[Figure scripts]

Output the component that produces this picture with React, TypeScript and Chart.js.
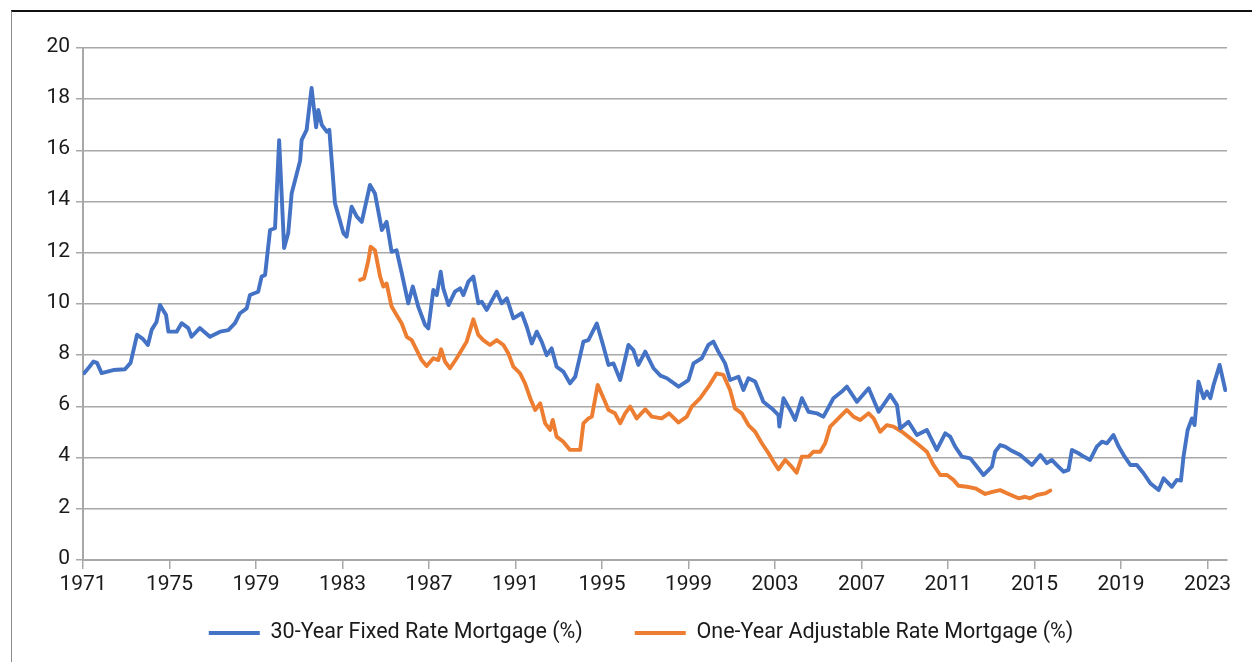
import React, { useEffect, useRef } from "react";
import { Chart, registerables } from "chart.js";

Chart.register(...registerables);

const yearTicks = [1971, 1975, 1979, 1983, 1987, 1991, 1995, 1999, 2003, 2007, 2011, 2015, 2019, 2023];

const fixedYears = [
  1971.05, 1971.3, 1971.48, 1971.65, 1971.86, 1972.4, 1972.94, 1973.2, 1973.5, 1973.75,
  1974.0, 1974.18, 1974.4, 1974.56, 1974.84, 1974.95, 1975.33, 1975.56, 1975.87, 1976.02,
  1976.4, 1976.87, 1977.34, 1977.72, 1978.03, 1978.26, 1978.57, 1978.72, 1979.1, 1979.26,
  1979.42, 1979.65, 1979.88, 1980.07, 1980.3, 1980.49, 1980.65, 1981.04, 1981.11, 1981.34,
  1981.57, 1981.78, 1981.88, 1982.04, 1982.27, 1982.39, 1982.65, 1983.04, 1983.19, 1983.42,
  1983.66, 1983.89, 1984.27, 1984.5, 1984.82, 1985.04, 1985.27, 1985.5, 1985.74, 1986.04,
  1986.25, 1986.5, 1986.82, 1986.97, 1987.2, 1987.36, 1987.54, 1987.66, 1987.9, 1988.2,
  1988.44, 1988.59, 1988.82, 1989.05, 1989.28, 1989.44, 1989.67, 1990.13, 1990.36, 1990.6,
  1990.9, 1991.29, 1991.52, 1991.75, 1991.98, 1992.21, 1992.44, 1992.67, 1992.9, 1993.21,
  1993.52, 1993.76, 1994.14, 1994.37, 1994.76, 1995.07, 1995.3, 1995.53, 1995.84, 1996.22,
  1996.45, 1996.68, 1997.0, 1997.38, 1997.7, 1998.0, 1998.54, 1999.0, 1999.23, 1999.61,
  1999.92, 2000.15, 2000.38, 2000.69, 2000.92, 2001.31, 2001.54, 2001.77, 2002.08, 2002.46,
  2002.85, 2003.16, 2003.2, 2003.39, 2003.7, 2003.93, 2004.24, 2004.55, 2004.93, 2005.24,
  2005.7, 2006.09, 2006.32, 2006.79, 2007.33, 2007.79, 2008.33, 2008.64, 2008.79, 2009.17,
  2009.56, 2010.02, 2010.48, 2010.87, 2011.1, 2011.33, 2011.64, 2012.03, 2012.33, 2012.64,
  2013.03, 2013.18, 2013.41, 2013.64, 2013.88, 2014.34, 2014.88, 2015.27, 2015.57, 2015.8,
  2016.03, 2016.34, 2016.57, 2016.73, 2017.03, 2017.27, 2017.57, 2017.88, 2018.12, 2018.35,
  2018.65, 2018.89, 2019.12, 2019.43, 2019.73, 2020.04, 2020.35, 2020.74, 2020.97, 2021.35,
  2021.58, 2021.77, 2021.89, 2022.08, 2022.28, 2022.4, 2022.58, 2022.82, 2022.97, 2023.13,
  2023.28, 2023.56, 2023.82,
];
const fixedRates = [
  7.3, 7.55, 7.75, 7.7, 7.3, 7.42, 7.45, 7.7, 8.8, 8.65,
  8.4, 9.0, 9.3, 9.96, 9.57, 8.92, 8.92, 9.25, 9.06, 8.72,
  9.06, 8.72, 8.92, 8.98, 9.25, 9.64, 9.83, 10.35, 10.48, 11.07,
  11.13, 12.89, 12.96, 16.4, 12.19, 12.77, 14.33, 15.6, 16.4, 16.8,
  18.44, 16.9, 17.58, 17.0, 16.73, 16.8, 13.94, 12.77, 12.63, 13.8,
  13.41, 13.21, 14.65, 14.32, 12.89, 13.21, 12.04, 12.1, 11.2, 10.03,
  10.68, 9.9, 9.18, 9.05, 10.55, 10.35, 11.26, 10.61, 9.96, 10.48,
  10.61, 10.35, 10.87, 11.07, 10.03, 10.09, 9.77, 10.48, 10.03, 10.22,
  9.44, 9.64, 9.11, 8.46, 8.92, 8.53, 8.0, 8.27, 7.55, 7.36,
  6.9, 7.16, 8.53, 8.59, 9.24, 8.33, 7.62, 7.68, 7.03, 8.4,
  8.2, 7.62, 8.14, 7.49, 7.2, 7.1, 6.77, 7.03, 7.68, 7.88,
  8.4, 8.53, 8.14, 7.68, 7.03, 7.16, 6.64, 7.1, 6.97, 6.18,
  5.92, 5.66, 5.21, 6.32, 5.86, 5.47, 6.32, 5.79, 5.73, 5.6,
  6.32, 6.58, 6.77, 6.18, 6.71, 5.79, 6.45, 6.05, 5.14, 5.4,
  4.88, 5.08, 4.3, 4.95, 4.82, 4.43, 4.04, 3.97, 3.65, 3.32,
  3.65, 4.23, 4.49, 4.43, 4.3, 4.1, 3.71, 4.1, 3.78, 3.91,
  3.71, 3.45, 3.52, 4.3, 4.17, 4.04, 3.91, 4.43, 4.62, 4.56,
  4.88, 4.43, 4.1, 3.71, 3.71, 3.39, 3.0, 2.73, 3.19, 2.86,
  3.13, 3.1, 4.04, 5.08, 5.53, 5.27, 6.97, 6.32, 6.58, 6.32,
  6.84, 7.62, 6.64,
];

const armYears = [
  1983.81, 1984.0, 1984.2, 1984.3, 1984.5, 1984.74, 1984.89, 1985.04, 1985.27, 1985.5,
  1985.74, 1985.97, 1986.2, 1986.43, 1986.66, 1986.89, 1987.2, 1987.43, 1987.56, 1987.74,
  1987.97, 1988.28, 1988.51, 1988.74, 1989.05, 1989.28, 1989.51, 1989.82, 1990.13, 1990.44,
  1990.67, 1990.9, 1991.21, 1991.44, 1991.68, 1991.91, 1992.14, 1992.37, 1992.6, 1992.72,
  1992.9, 1993.21, 1993.52, 1993.99, 1994.14, 1994.37, 1994.53, 1994.8, 1995.07, 1995.3,
  1995.6, 1995.84, 1996.07, 1996.3, 1996.6, 1997.0, 1997.3, 1997.76, 1998.1, 1998.54,
  1998.92, 1999.15, 1999.54, 1999.92, 2000.3, 2000.61, 2000.92, 2001.15, 2001.46, 2001.77,
  2002.08, 2002.39, 2002.7, 2002.93, 2003.16, 2003.47, 2003.7, 2004.0, 2004.24, 2004.55,
  2004.78, 2005.09, 2005.32, 2005.55, 2005.93, 2006.32, 2006.63, 2006.94, 2007.33, 2007.56,
  2007.86, 2008.17, 2008.48, 2008.87, 2009.26, 2009.65, 2010.02, 2010.33, 2010.64, 2010.95,
  2011.25, 2011.48, 2011.87, 2012.26, 2012.72, 2013.1, 2013.41, 2013.8, 2014.26, 2014.57,
  2014.8, 2015.11, 2015.49, 2015.73,
];
const armRates = [
  10.94, 11.0, 11.72, 12.24, 12.1, 11.07, 10.68, 10.8, 9.9, 9.57,
  9.24, 8.72, 8.59, 8.2, 7.81, 7.58, 7.88, 7.81, 8.23, 7.75,
  7.49, 7.88, 8.2, 8.53, 9.4, 8.79, 8.59, 8.4, 8.59, 8.4,
  8.07, 7.55, 7.29, 6.9, 6.32, 5.86, 6.12, 5.34, 5.08, 5.47,
  4.82, 4.62, 4.3, 4.3, 5.34, 5.53, 5.6, 6.84, 6.32, 5.86,
  5.73, 5.34, 5.73, 5.99, 5.53, 5.89, 5.6, 5.53, 5.73, 5.37,
  5.6, 5.99, 6.32, 6.77, 7.29, 7.23, 6.64, 5.92, 5.73, 5.27,
  5.01, 4.56, 4.17, 3.84, 3.54, 3.91, 3.71, 3.41, 4.04, 4.04,
  4.23, 4.23, 4.56, 5.21, 5.53, 5.86, 5.6, 5.47, 5.73, 5.53,
  5.01, 5.27, 5.21, 5.01, 4.75, 4.49, 4.23, 3.71, 3.32, 3.32,
  3.13, 2.9, 2.86, 2.8, 2.58, 2.67, 2.73, 2.58, 2.41, 2.47,
  2.41, 2.54, 2.6, 2.71,
];

const seriesNames = ["30-Year Fixed Rate Mortgage (%)", "One-Year Adjustable Rate Mortgage (%)"];
const seriesColors = ["#4472C4", "#ED7D31"];

const FONT = "Roboto";
const TEXT = "#1a1a1a";
const GRID = "#a8a8a8";

export default function App() {
  const ref = useRef<HTMLCanvasElement>(null);

  useEffect(() => {
    if (!ref.current) return;
    Chart.defaults.font.family = FONT;
    const chart = new Chart(ref.current, {
      type: "line",
      data: {
        datasets: [
          {
            label: seriesNames[0],
            data: fixedYears.map((x, i) => ({ x, y: fixedRates[i] })),
            borderColor: seriesColors[0],
            backgroundColor: seriesColors[0],
            borderWidth: 3.9,
            pointRadius: 0,
            tension: 0,
            fill: false,
            borderJoinStyle: "round",
            borderCapStyle: "round",
          },
          {
            label: seriesNames[1],
            data: armYears.map((x, i) => ({ x, y: armRates[i] })),
            borderColor: seriesColors[1],
            backgroundColor: seriesColors[1],
            borderWidth: 3.9,
            pointRadius: 0,
            tension: 0,
            fill: false,
            borderJoinStyle: "round",
            borderCapStyle: "round",
          },
        ],
      },
      options: {
        animation: false,
        responsive: false,
        maintainAspectRatio: false,
        layout: { padding: { left: 0, top: 36, right: 0, bottom: 8.25 } },
        plugins: {
          tooltip: { enabled: false },
          legend: {
            position: "bottom",
            fullSize: true,
            labels: {
              font: { family: FONT, size: 21.5 },
              color: TEXT,
              boxWidth: 51,
              boxHeight: 4,
              padding: 52,
              generateLabels: (c: any) =>
                c.data.datasets.map((d: any, i: number) => ({
                  text: d.label,
                  fillStyle: d.borderColor,
                  strokeStyle: d.borderColor,
                  lineWidth: 0,
                  hidden: false,
                  datasetIndex: i,
                  fontColor: TEXT,
                })),
            },
          },
        },
        scales: {
          x: {
            type: "linear",
            min: 1971,
            max: 2023.9,
            afterBuildTicks: (s: any) => {
              s.ticks = yearTicks.map((v) => ({ value: v }));
            },
            afterFit: (s: any) => {
              s.height = 10.25;
              s._computeLabelArea = () => null;
            },
            ticks: {
              autoSkip: false,
              maxRotation: 0,
              padding: 3,
              color: TEXT,
              font: { family: FONT, size: 21 },
              callback: (v: any) => String(v),
            },
            grid: {
              drawOnChartArea: false,
              drawTicks: true,
              tickLength: 9,
              color: GRID,
              lineWidth: 1.5,
            },
            border: { display: true, color: GRID, width: 2 },
          },
          y: {
            min: 0,
            max: 20,
            afterFit: (s: any) => {
              s.width = 71;
            },
            ticks: {
              stepSize: 2,
              padding: 6,
              labelOffset: -1.5,
              color: TEXT,
              font: { family: FONT, size: 21 },
            },
            grid: {
              color: GRID,
              lineWidth: 1.5,
              tickLength: 7,
              drawTicks: true,
            },
            border: { display: true, color: GRID, width: 2 },
          },
          rightSpace: {
            type: "linear",
            position: "right",
            display: true,
            grid: { display: false, drawTicks: false },
            ticks: { display: false },
            border: { display: false },
            afterFit: (s: any) => {
              s.width = 43;
            },
          },
        },
      },
    } as any);
    return () => chart.destroy();
  }, []);

  return (
    <div
      style={{
        position: "fixed",
        left: 0,
        top: 0,
        width: 1252,
        height: 662,
        overflow: "hidden",
        background: "#fff",
      }}
    >
      <div
        style={{
          position: "absolute",
          left: 11,
          top: 10,
          width: 1262,
          height: 660,
          borderTop: "2px solid #111",
          borderLeft: "1px solid #8c8c8c",
        }}
      >
        <canvas
          ref={ref}
          width={1258}
          height={650}
          style={{ display: "block", width: 1258, height: 650 }}
        />
      </div>
    </div>
  );
}
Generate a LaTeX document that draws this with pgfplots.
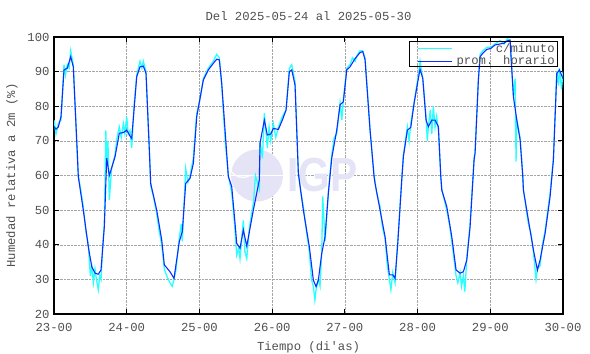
\documentclass[border=0pt]{standalone}
\usepackage{fontspec}
\newfontfamily\mono{Liberation Mono}
\newfontfamily\wmfont{Liberation Sans}
\usepackage{pgfplots}
\pgfplotsset{compat=1.18}
\definecolor{txt}{RGB}{80,80,80}
\definecolor{cyanline}{RGB}{40,255,255}
\definecolor{hblue}{RGB}{20,40,255}
\definecolor{wm}{RGB}{228,228,246}
\begin{document}
\mono
\begin{tikzpicture}
\useasboundingbox (-54bp,-40bp) rectangle (536bp,314bp);
\begin{axis}[
  at={(0,0)}, anchor=south west, scale only axis,
  width=509bp, height=277bp,
  xmin=0, xmax=168, ymin=20, ymax=100,
  xtick={0,24,48,72,96,120,144,168},
  xticklabels={23-00,24-00,25-00,26-00,27-00,28-00,29-00,30-00},
  ytick={20,30,40,50,60,70,80,90,100},
  /pgf/number format/assume math mode=true,
  grid=major,
  major grid style={densely dotted, black!35, line width=0.5pt},
  tick align=inside, major tick length=5bp,
  tick style={black, line width=0.9pt},
  axis line style={black, line width=1.2pt},
  tick label style={font=\mono\fontsize{12.3}{13}\selectfont, text=txt},
  xticklabel style={yshift=-6bp},
  yticklabel style={xshift=-1bp},
  label style={font=\mono\fontsize{12.3}{13}\selectfont, text=txt},
  xlabel style={yshift=-3bp},
  ylabel style={yshift=3bp},
  xlabel={Tiempo (di'as)},
  ylabel={Humedad relativa a 2m (\%)},
  title={Del 2025-05-24 al 2025-05-30},
  title style={font=\mono\fontsize{12.3}{13}\selectfont, text=txt, at={(0.5,1)}, anchor=base, yshift=11bp},
]
% watermark
\fill[wm] (axis cs:67,60) circle [radius=26bp];
\draw[white, line width=1.2pt] (axis cs:60,67) arc[start angle=120, end angle=300, radius=14bp];
\draw[white, line width=1.2pt] (axis cs:56,60) -- (axis cs:78,60);
\node[wm, font=\wmfont\bfseries\fontsize{48}{48}\selectfont, xscale=0.85] at (axis cs:88.5,60) {IGP};

\addplot[color=cyanline, line width=1.3pt, forget plot] coordinates {
(0,76) (0.66,72) (1.42,75) (2.31,76) (3.3,92) (3.8,89) (4.39,92) (5,91) (5.51,96) (6.37,92)
(7.69,66) (8.02,60) (8.8,56) (9.67,51) (10.5,44) (11.33,40) (12.0,31) (12.45,34) (13,29)
(13.53,33) (14,30) (14.62,27) (15.1,31) (15.52,30) (16.1,40) (16.61,46) (17.1,73) (17.4,63)
(17.8,70) (18.26,53) (19,62) (20.14,66) (20.8,71) (21.56,74) (22.2,71) (22.88,75) (23.4,72)
(24.0,77) (24.5,72) (25.09,73) (25.65,68) (26.4,80) (27.3,89) (28.39,93) (29,91) (29.48,93)
(30.37,90) (31.46,68) (31.92,57) (32.8,54) (33.9,49) (34.7,44) (35.55,40) (36.41,33) (37.2,31)
(38.29,29) (39,28) (39.61,30) (40.3,33) (41.36,42) (42,46) (42.35,41) (43.47,62) (44.2,58)
(44.9,60) (45.99,65) (47.11,78) (48.2,82) (49.29,88) (50.94,91) (52.59,93) (53.71,95) (54.57,94)
(55.36,86) (56.5,70) (57.54,60) (58.66,55) (59.2,50) (59.75,44) (60.31,37) (61,39) (61.4,36)
(62.49,47) (63,38) (63.62,36) (64.5,45) (65.79,52) (66.5,60) (67.77,56) (68.0,70) (68.8,65)
(69.42,78) (70.41,68) (71,74) (71.54,70) (72.4,75) (73.2,71) (74.05,74) (75.37,77) (76.59,79)
(77.68,91) (78.47,92) (79.56,87) (80.65,61) (81.5,55) (82.3,51) (83.3,44) (84.28,38) (85,30)
(85.6,28) (86.1,24) (86.49,27) (87.25,30) (87.8,28) (88.37,38) (88.7,54) (89.46,41) (90.55,55)
(91.67,66) (92.5,71) (93.32,72) (94.41,81) (95,76) (95.5,82) (96.63,91) (97.72,92) (98.5,94)
(99.37,93) (100.2,95) (101.02,96) (101.91,96) (102.67,94) (104.32,73) (105.64,60) (106.5,55)
(107.62,51) (108.4,45) (109.27,42) (110,34) (110.69,30) (111.2,27) (111.81,32) (112.57,29)
(113.46,41) (114.78,59) (115.31,66) (116,70) (116.63,74) (117.2,70) (117.76,75) (118.84,81)
(120.26,89) (120.82,93) (121.72,88) (122.8,77) (123.2,70) (123.56,74) (124.2,79) (124.69,72)
(125.2,80) (125.78,74) (126.3,77) (126.87,73) (127.66,60) (127.99,56) (128.8,53) (129.64,50)
(130.5,46) (131.29,41) (132,36) (132.71,31) (133.3,29) (134.03,32) (134.5,28) (135.12,31)
(135.6,26.5) (136.24,36) (137.33,46) (138.65,65) (138.98,67) (140.07,88) (140.63,95) (141.52,96)
(142.84,97) (144.16,97) (145.58,98) (147.23,99) (148.55,98) (149.64,99.5) (150.53,99) (151.63,83)
(152.2,88) (152.5,64) (152.75,76) (153.84,71) (154.73,60) (154.93,56) (156.58,46) (157.5,43)
(158.23,38) (159.1,30) (159.55,33) (160.44,34) (161.2,40) (162.09,44) (163.74,55) (164.83,65)
(165.95,90) (166.5,86) (166.81,91) (167.5,85) (168,90)
};
\addplot[color=hblue, line width=1.1pt, forget plot] coordinates {
(0,74.1) (0.66,73.4) (1.42,74) (2.31,77) (3.3,90.5) (4.39,91) (5.51,94.3) (6.37,91.4)
(7.69,66.5) (8.02,59.7) (9.67,50) (11.33,39.4) (12.45,33.7) (13.53,31.8) (14.62,31.5)
(15.52,32.7) (16.61,45.2) (17.4,65) (18.26,60) (20.14,65.4) (21.56,72.2) (22.88,72.4)
(24.0,73.1) (25.09,71.4) (25.65,70.7) (27.3,88.5) (28.39,91.4) (29.48,91.6) (30.37,89.5)
(31.46,67.4) (31.92,57.7) (33.9,50) (35.55,41.4) (36.41,34.2) (38.29,32.2) (39.61,30.3)
(41.36,40.9) (42.35,43.8) (43.47,57.7) (44.9,59.2) (45.99,63.5) (47.11,77) (49.29,87.6)
(50.94,90.5) (52.59,92.4) (53.71,93.6) (54.57,93.4) (55.36,86.6) (57.54,59.7) (58.66,56.8)
(59.75,46.2) (60.31,40.4) (61.4,39) (62.49,44.3) (63.62,39.6) (65.79,50) (67.77,58.7)
(68.0,69.3) (69.42,76) (70.41,71.7) (71.54,72) (72.4,73.6) (74.05,73.3) (75.37,76)
(76.59,78.9) (77.68,90) (78.47,90.5) (79.56,86.1) (80.65,60.6) (82.3,50) (84.28,39.4)
(85.6,29.8) (86.49,27.9) (87.25,29.8) (88.37,37.5) (89.46,42.3) (90.55,54.9) (91.67,65)
(93.32,73.1) (94.41,80.4) (95.5,81.3) (96.63,90.5) (97.72,91.4) (99.37,93.8) (101.02,95.5)
(101.91,95.8) (102.67,93.4) (104.32,73.1) (105.64,59.7) (105.97,57.7) (107.62,50) (109.27,42.3)
(110.69,31.3) (111.81,31.3) (112.57,30.3) (113.46,40.4) (114.78,58.7) (115.31,65.4) (116.63,73.1)
(117.76,73.9) (118.84,80.8) (120.26,88) (120.82,90.7) (121.72,88) (122.8,76) (123.56,74.1)
(124.69,76) (125.78,76) (126.87,74.1) (127.66,59.7) (127.99,55.8) (129.64,51) (131.29,42.3)
(132.71,32.7) (134.03,31.8) (135.12,32.2) (136.24,35.6) (137.33,45.2) (138.65,64.5) (138.98,66.4)
(140.07,87.6) (140.63,94.3) (141.52,95.3) (142.84,96.4) (144.16,96.7) (145.58,97.7) (147.23,98)
(148.55,98.2) (149.64,98.9) (150.53,99.1) (151.63,82.8) (152.75,76) (153.84,70.3) (154.73,59.7)
(154.93,55.8) (156.58,47.1) (158.23,38.5) (159.55,32.7) (160.44,35.6) (162.09,43.3) (163.74,53.9)
(164.83,64.5) (165.95,89.5) (166.81,90.5) (168,88)
};
% legend drawn by hand
\draw[black, line width=0.6pt] (axis description cs:0.699,0.895) rectangle (axis description cs:0.988,0.9856);
\draw[cyanline, line width=0.8pt] (axis description cs:0.715,0.960) -- (axis description cs:0.782,0.960);
\draw[hblue, line width=1.1pt] (axis description cs:0.715,0.913) -- (axis description cs:0.782,0.913);
\node[anchor=east, text=txt, font=\mono\fontsize{12.3}{13}\selectfont, inner sep=0pt] at (axis description cs:0.984,0.960) {c/minuto};
\node[anchor=east, text=txt, font=\mono\fontsize{12.3}{13}\selectfont, inner sep=0pt] at (axis description cs:0.984,0.913) {prom. horario};
\end{axis}
\end{tikzpicture}
\end{document}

OBJECTIVE: Could you repeat exactly the lines from the first one of the records above through the line containing "2015, 2019, 2023];", leaving out any pictures?

EXERCISE SOLUTION:
Output the component that produces this picture with React, TypeScript and Chart.js.
import React, { useEffect, useRef } from "react";
import { Chart, registerables } from "chart.js";

Chart.register(...registerables);

const yearTicks = [1971, 1975, 1979, 1983, 1987, 1991, 1995, 1999, 2003, 2007, 2011, 2015, 2019, 2023];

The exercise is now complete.